Short problem | Begin with the first line and repeat exactly through the line containing "rho_phi = [0.95, 0.95]"; leave every image out.

Given data |

--*--

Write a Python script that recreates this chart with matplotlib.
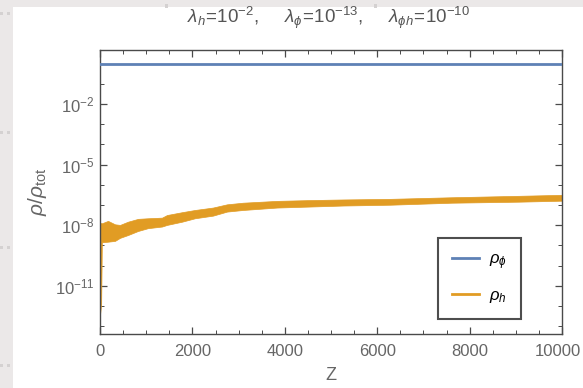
import numpy as np
import matplotlib.pyplot as plt
from matplotlib.lines import Line2D
from matplotlib.patches import Rectangle
from matplotlib.ticker import FixedLocator, FuncFormatter, NullFormatter
from matplotlib.transforms import ScaledTranslation

plt.rcParams['font.family'] = ['Liberation Sans', 'DejaVu Sans']
plt.rcParams['mathtext.fontset'] = 'custom'
plt.rcParams['mathtext.rm'] = 'Liberation Sans'
plt.rcParams['mathtext.it'] = 'Liberation Sans:italic'
plt.rcParams['mathtext.fallback'] = 'stixsans'

# dark-energy fraction stays flat near 1
z_phi = [0, 10000]
rho_phi = [0.95, 0.95]

# Higgs fraction: oscillating band, upper/lower envelope in log10
z_h = [0, 25, 40, 173, 325, 433, 606, 823, 1039, 1342, 1450, 1775, 2056,
       2446, 2749, 3095, 3831, 4545, 5260, 6277, 7619, 9048, 10000]
log_h_hi = [-7.90, -7.90, -7.91, -7.79, -7.96, -7.99, -7.83, -7.69, -7.66,
            -7.63, -7.50, -7.36, -7.25, -7.13, -6.97, -6.89, -6.80, -6.76,
            -6.73, -6.70, -6.62, -6.55, -6.50]
log_h_lo = [-12.45, -11.9, -8.85, -8.82, -8.78, -8.63, -8.49, -8.29, -8.15,
            -8.07, -7.99, -7.83, -7.66, -7.53, -7.33, -7.25, -7.13, -7.08,
            -7.03, -6.99, -6.89, -6.84, -6.79]

major_exp = [-11, -8, -5, -2]
minor_exp = list(range(-13, 1))

blue = '#5e81b5'
orange = '#e19c24'
grey_txt = '#666666'
frame_col = '#4a4a4a'

fig = plt.figure(figsize=(5.83, 3.88), dpi=100)
fig.patch.set_facecolor('#ebe8e8')
fig.add_artist(Rectangle((13 / 583, 0), 1, 1 - 7 / 388, transform=fig.transFigure,
                         facecolor='white', edgecolor='none', zorder=0))
# little handle marks on the gray margin
for yy in [13, 132, 247, 365]:
    for xx in [0, 7]:
        fig.add_artist(Rectangle((xx / 583, 1 - (yy + 2) / 388), 3 / 583, 3 / 388,
                                 transform=fig.transFigure, facecolor='#d4d1d1',
                                 edgecolor='none', zorder=0))
for xx in [165, 374]:
    fig.add_artist(Rectangle((xx / 583, 1 - 8 / 388), 3 / 583, 4 / 388,
                             transform=fig.transFigure, facecolor='#d4d1d1',
                             edgecolor='none', zorder=0))

ax = fig.add_axes([100 / 583, 1 - 334 / 388, 462 / 583, 284 / 388])
ax.set_facecolor('white')

hi = 10.0 ** np.array(log_h_hi)
lo = 10.0 ** np.array(log_h_lo)
ax.fill_between(z_h, lo, hi, color=orange, linewidth=0.5, edgecolor=orange, zorder=2)
ax.plot(z_phi, rho_phi, color=blue, lw=2.0, zorder=3)

ax.set_yscale('log')
ax.set_xlim(0, 10000)
ax.set_ylim(10 ** -13.39, 10 ** 0.67)

ax.xaxis.set_major_locator(FixedLocator(np.arange(0, 10001, 2000)))
ax.xaxis.set_minor_locator(FixedLocator(np.arange(0, 10001, 500)))
ax.yaxis.set_major_locator(FixedLocator([10.0 ** e for e in major_exp]))
ax.yaxis.set_minor_locator(FixedLocator([10.0 ** e for e in minor_exp]))
ax.yaxis.set_minor_formatter(NullFormatter())
ax.yaxis.set_major_formatter(FuncFormatter(
    lambda v, p: r'$10^{%d}$' % int(round(np.log10(v)))))
ax.xaxis.set_major_formatter(FuncFormatter(lambda v, p: '%d' % v))

ax.tick_params(which='both', direction='in', top=True, right=True,
               color=frame_col, labelcolor=grey_txt, labelsize=12)
ax.tick_params(which='major', length=5, width=0.9)
ax.tick_params(which='minor', length=3, width=0.7)
ax.tick_params(axis='x', pad=7)
ax.tick_params(axis='y', pad=4)
for s in ax.spines.values():
    s.set_color(frame_col)
    s.set_linewidth(1.0)

# pull the last x label in a little so it stays on the canvas
last = ax.xaxis.get_major_ticks()[-1].label1
last.set_transform(last.get_transform() + ScaledTranslation(-4 / 100, 0, fig.dpi_scale_trans))

ax.set_xlabel('Z', fontsize=13, color=grey_txt, labelpad=6)
ax.set_ylabel(r'$\rho/\rho_{\rm tot}$', fontsize=15, color=grey_txt, labelpad=4)

fig.text(328 / 583, 1 - 18 / 388,
         r'$\lambda_h\!=\!10^{-2}$,     $\lambda_\phi\!=\!10^{-13}$,     '
         r'$\lambda_{\phi h}\!=\!10^{-10}$',
         ha='center', va='center', fontsize=13.5, color='#555555')

handles = [Line2D([], [], color=blue, lw=2.0), Line2D([], [], color=orange, lw=2.0)]
leg = ax.legend(handles, [r'$\rho_\phi$', r'$\rho_h$'], loc='upper right',
                bbox_to_anchor=(0.911, 0.338), fontsize=12, frameon=True,
                fancybox=False, handlelength=1.6, handletextpad=0.6,
                labelspacing=0.95, borderpad=0.85, borderaxespad=0.0)
leg.get_frame().set_edgecolor('#222222')
leg.get_frame().set_linewidth(1.5)

fig.savefig('out.png', dpi=100, facecolor=fig.get_facecolor())
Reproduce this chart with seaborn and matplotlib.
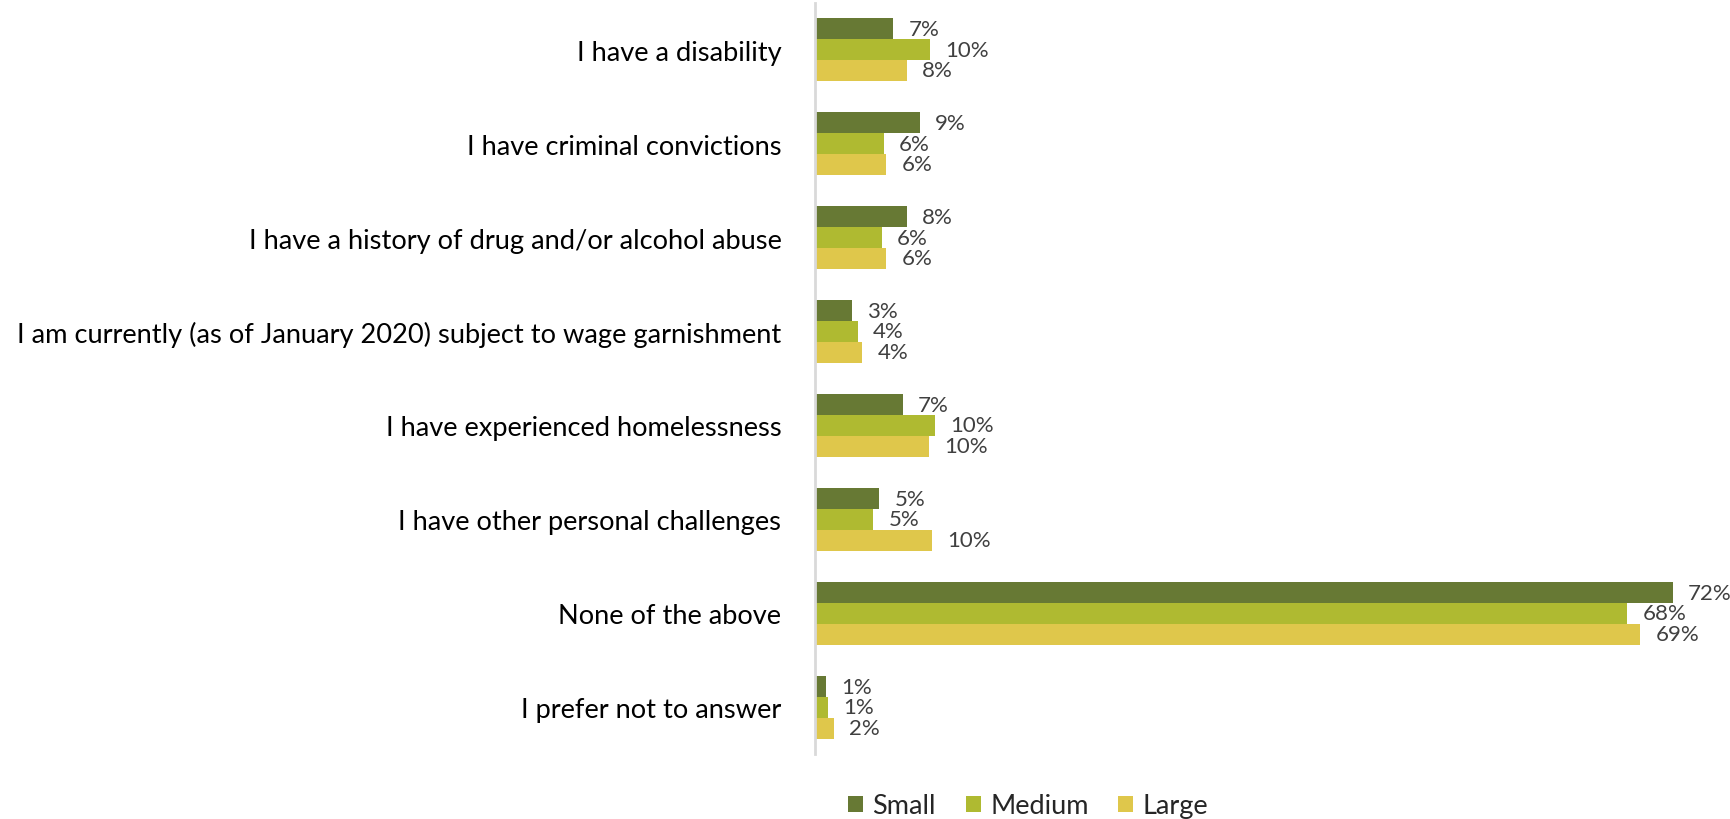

--*--

Written response |
Write a Python script that recreates this chart with matplotlib.
import numpy as np
import matplotlib.pyplot as plt
from matplotlib.lines import Line2D
from matplotlib.patches import Rectangle
from matplotlib.ticker import FixedLocator, FuncFormatter, NullFormatter
from matplotlib.transforms import ScaledTranslation

plt.rcParams['font.family'] = ['Liberation Sans', 'DejaVu Sans']
plt.rcParams['mathtext.fontset'] = 'custom'
plt.rcParams['mathtext.rm'] = 'Liberation Sans'
plt.rcParams['mathtext.it'] = 'Liberation Sans:italic'
plt.rcParams['mathtext.fallback'] = 'stixsans'

# dark-energy fraction stays flat near 1
z_phi = [0, 10000]
rho_phi = [0.95, 0.95]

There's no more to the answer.